Establishing a material adverse change will be a highly subjective process involving careful consideration of the drafting and surrounding circumstances. There is already a lot of industry discussion about relying on material adverse change clauses, but two things are good to remember. First, most credit agreements provide that whether a material adverse change exists is in the discretion of the lender, so a borrower may not ultimately have much say in the matter. Secondly, and more importantly, where a borrower is suffering financial distress as a result of COVID-19, it is likely that other defaults will also exist or arise very quickly, such as a breach of a financial covenant or a payment default. So while a lender may be able to rely on a material adverse change provision to call a default under a credit agreement, it could very quickly find that it is not necessary.
Regardless of the source of a default, if one occurs, it will be time for the lender and the borrower to discuss options. Given COVID-19’s broad economic impact, we expect that lenders will be receptive to a borrower who has an otherwise viable business, and a strategy for emerging from financial distress as Canada emerges from the pandemic. There are a number of options available to lenders and borrowers to address defaults under credit agreements, including amendments providing extensions of the period of time to meet the covenants that have been breached or agreeing to waive the defaults. We have already seen a marked uptick in the number of amendments to credit agreements being completed in the past two weeks.
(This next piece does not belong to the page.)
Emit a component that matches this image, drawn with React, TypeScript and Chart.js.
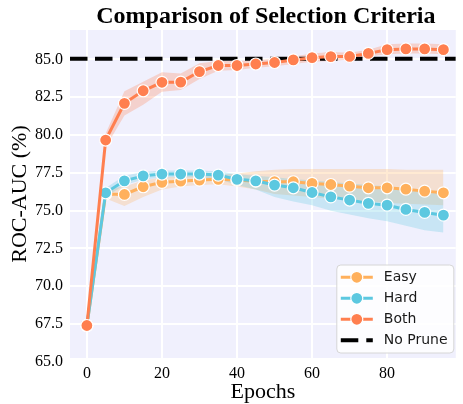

If a lender is not prepared to provide an extension or a waiver of a default, the lender may enter into a forbearance agreement with its borrower to allow the borrower an opportunity to reorganize by obtaining alternate financing, an opportunity to sell assets or an opportunity to “right the ship.”
Forbearance agreements will also be important tools for both lenders and borrowers in the coming months. A forbearance agreement often provides the lender with extra time to gather information on the financial situation of the borrower and what its financial needs and prospects will be going forward. For a borrower, entering into a forbearance agreement with its lender will allow the borrower additional time to attempt to stabilize its business operations, seek alternative solutions to remedy any sources of financial distress or facilitate a transaction to sell some or all of its assets outside of a formal restructuring proceeding. In addition, a forbearance agreement might allow a lender or borrower to engage third party advisers or consultants to assist in identifying the challenges facing the business as well as potential solutions to the financial distress.
The uncertain and changing circumstances brought on by COVID-19 require flexibility on the part of lenders and borrowers alike. As the financial consequences of the crisis manifest, it will be necessary for lenders to develop creative solutions in real time.